### Records for the task
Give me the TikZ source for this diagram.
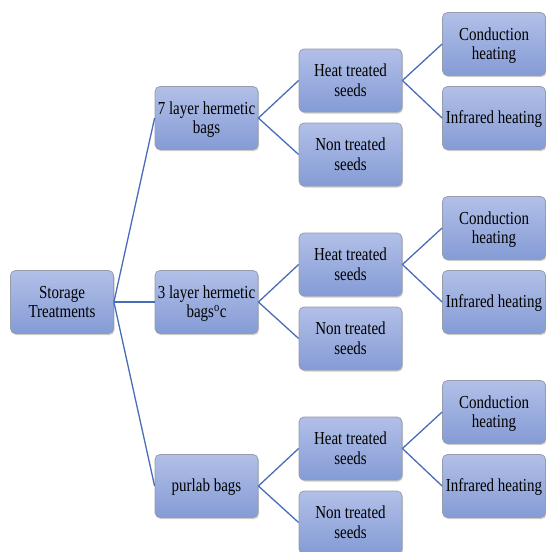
\documentclass[tikz,border=0pt]{standalone}
\usepackage{fontspec}
\usepackage{graphicx}
\setmainfont{Liberation Serif}
\usetikzlibrary{shadows}
\definecolor{boxtop}{RGB}{178,192,232}
\definecolor{boxbot}{RGB}{132,155,213}
\definecolor{boxline}{RGB}{150,156,170}
\definecolor{linkc}{RGB}{72,108,184}
\newcommand\tx[1]{\raisebox{-2pt}[\height][\depth]{\scalebox{1}[1.22]{\begin{tabular}{@{}c@{}}#1\end{tabular}}}}
\tikzset{
  box/.style={draw=boxline, line width=0.8pt, rounded corners=5pt,
    top color=boxtop, bottom color=boxbot,
    minimum width=103pt, minimum height=63pt, inner sep=0pt,
    align=center, font=\fontsize{15}{16}\selectfont,
    drop shadow={shadow xshift=1pt, shadow yshift=-1.5pt, fill=black, opacity=0.2}},
  link/.style={draw=linkc, line width=1.3pt}
}
\begin{document}
\begin{tikzpicture}[x=1pt,y=-1pt]
\useasboundingbox (0,0) rectangle (546,552);
\node[box] (root) at (62,302) {\tx{Storage\\Treatments}};
\node[box] (b7) at (206.5,118) {\tx{7 layer hermetic\\bags}};
\node[box] (b3) at (206.5,302) {\tx{3 layer hermetic\\bags$^{\mathrm{o}}$c}};
\node[box] (bp) at (206.5,486) {\tx{purlab bags}};
\foreach \p/\dy in {b7/0, b3/184, bp/368}{
  \node[box] (\p h) at (350.5,80.5+\dy) {\tx{Heat treated\\seeds}};
  \node[box] (\p n) at (350.5,154.5+\dy) {\tx{Non treated\\seeds}};
  \node[box] (\p c) at (494,44+\dy) {\tx{Conduction\\heating}};
  \node[box] (\p i) at (494,118+\dy) {\tx{Infrared heating}};
  \draw[link] (\p.east) -- (\p h.west);
  \draw[link] (\p.east) -- (\p n.west);
  \draw[link] (\p h.east) -- (\p c.west);
  \draw[link] (\p h.east) -- (\p i.west);
  \draw[link] (root.east) -- (\p.west);
}
\end{tikzpicture}
\end{document}
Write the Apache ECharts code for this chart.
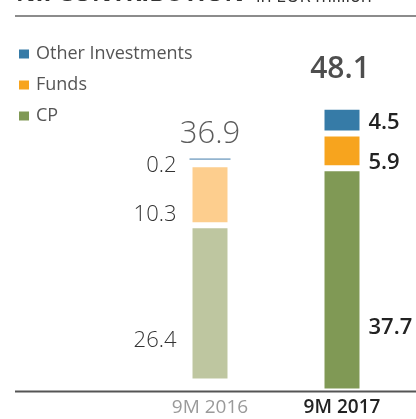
<!DOCTYPE html>
<html>
<head>
<meta charset="utf-8">
<script src="https://cdn.jsdelivr.net/npm/echarts@6/dist/echarts.min.js"></script>
<style>
html,body{margin:0;padding:0;background:#fff;}
#chart{width:416px;height:419px;}
</style>
</head>
<body>
<div id="chart"></div>
<script>
// ---- data ----
var periods = ['9M 2016', '9M 2017'];
var seriesNames = ['Other Investments', 'Funds', 'CP'];
var cp = [26.4, 37.7];
var funds = [10.3, 5.9];
var other = [0.2, 4.5];

var totals = periods.map(function (p, i) {
  return +(cp[i] + funds[i] + other[i]).toFixed(1);
});

// ---- styles ----
var FONT = '"Open Sans", "Noto Sans", sans-serif';
var colors2017 = { 'Other Investments': '#367BA7', 'Funds': '#F7A41E', 'CP': '#809955' };
var colors2016 = { 'Other Investments': '#93B4CF', 'Funds': '#FDCE8E', 'CP': '#BEC6A0' };
var SCALE_MAX = 50;
var GRID_H = 296;

var chart = echarts.init(document.getElementById('chart'), null, { renderer: 'canvas' });

function barSeries(name, values, idx, color, labelCfg, offY, extra) {
  var s = {
    type: 'bar',
    name: name,
    stack: 'y' + idx,
    xAxisIndex: idx,
    yAxisIndex: idx,
    barWidth: 41,
    itemStyle: { color: color, borderColor: '#fff', borderWidth: 3 },
    label: Object.assign({ show: true, offset: [0, offY] }, labelCfg),
    data: [values[idx]],
    silent: true,
    animation: false
  };
  if (extra) Object.assign(s, extra);
  return s;
}

var lab2016 = {
  position: 'left', distance: 13, fontFamily: FONT, fontSize: 22,
  fontWeight: 300, color: '#333'
};
var lab2017 = {
  position: 'right', distance: 6, fontFamily: FONT, fontSize: 22,
  fontWeight: 600, color: '#222'
};

// thin "Other Investments" 2016 segment: small top band with a white gap below it
var thinOtherStyle = {
  borderWidth: 0,
  color: new echarts.graphic.LinearGradient(0, 0, 0, 1, [
    { offset: 0, color: colors2016['Other Investments'] },
    { offset: 0.33, color: colors2016['Other Investments'] },
    { offset: 0.33, color: '#ffffff' },
    { offset: 1, color: '#ffffff' }
  ])
};

var series = [
  // 2017 (grid 1)
  barSeries('CP', cp, 1, colors2017['CP'], lab2017, 48),
  barSeries('Funds', funds, 1, colors2017['Funds'], lab2017, 12),
  barSeries('Other Investments', other, 1, colors2017['Other Investments'], lab2017, 3),
  // 2016 (grid 0)
  barSeries('CP', cp, 0, colors2016['CP'], lab2016, 37),
  barSeries('Funds', funds, 0, colors2016['Funds'], lab2016, 20),
  barSeries('Other Investments', other, 0, colors2016['Other Investments'], lab2016, 4,
    { barMinHeight: 6, itemStyle: thinOtherStyle }),
  // totals
  {
    type: 'scatter', xAxisIndex: 0, yAxisIndex: 0, symbolSize: 1,
    itemStyle: { color: 'rgba(0,0,0,0)' }, silent: true, animation: false,
    label: { show: true, position: 'inside', offset: [0, -29], fontFamily: FONT,
      fontSize: 31, fontWeight: 300, color: '#333',
      formatter: function (p) { return p.value.toFixed(1); } },
    data: [totals[0]]
  },
  {
    type: 'scatter', xAxisIndex: 1, yAxisIndex: 1, symbolSize: 1,
    itemStyle: { color: 'rgba(0,0,0,0)' }, silent: true, animation: false,
    label: { show: true, position: 'inside', offset: [-2, -37], fontFamily: FONT,
      fontSize: 30, fontWeight: 600, color: '#222',
      formatter: function (p) { return p.value.toFixed(1); } },
    data: [totals[1]]
  }
];

var option = {
  backgroundColor: '#fff',
  animation: false,
  grid: [
    { left: 144, width: 132, bottom: 37.5, height: GRID_H },
    { left: 276, width: 132, bottom: 27.5, height: GRID_H }
  ],
  xAxis: [
    { type: 'category', gridIndex: 0, data: [periods[0]],
      axisLine: { show: false }, axisTick: { show: false },
      axisLabel: { margin: 17, fontFamily: FONT, fontSize: 19, color: '#9a9a9a', fontWeight: 400 } },
    { type: 'category', gridIndex: 1, data: [periods[1]],
      axisLine: { show: false }, axisTick: { show: false },
      axisLabel: { margin: 7, fontFamily: FONT, fontSize: 19, color: '#222', fontWeight: 600 } }
  ],
  yAxis: [
    { type: 'value', gridIndex: 0, min: 0, max: SCALE_MAX, show: false, splitLine: { show: false } },
    { type: 'value', gridIndex: 1, min: 0, max: SCALE_MAX, show: false, splitLine: { show: false } }
  ],
  legend: {
    orient: 'vertical', left: 12, top: 40, itemWidth: 12, itemHeight: 11, itemGap: 13,
    icon: 'rect', selectedMode: false,
    textStyle: { fontFamily: FONT, fontSize: 18, color: '#555', padding: [0, 0, 0, 1] },
    data: seriesNames.map(function (n) {
      return { name: n, itemStyle: { color: colors2017[n] } };
    })
  },
  graphic: [
    { type: 'text', silent: true, z: 100,
      style: { x: 16, y: 6, text: 'NII CONTRIBUTION', verticalAlign: 'bottom',
        font: '700 24px ' + FONT, fill: '#333' } },
    { type: 'text', silent: true, z: 100,
      style: { x: 256, y: 6, text: 'in EUR million', verticalAlign: 'bottom',
        font: '400 18px ' + FONT, fill: '#333' } },
    { type: 'line', silent: true, shape: { x1: 15, y1: 16, x2: 416, y2: 16 },
      style: { stroke: '#8c8c8c', lineWidth: 2 } },
    { type: 'line', silent: true, z: 100, shape: { x1: 15, y1: 391.5, x2: 416, y2: 391.5 },
      style: { stroke: '#555', lineWidth: 1.8 } }
  ],
  series: series
};

chart.setOption(option);
</script>
</body>
</html>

### What the exercise asks
Write out every line of the listing that holds the word "this".

### Final answer
Give me the TikZ source for this diagram.
Write the Apache ECharts code for this chart.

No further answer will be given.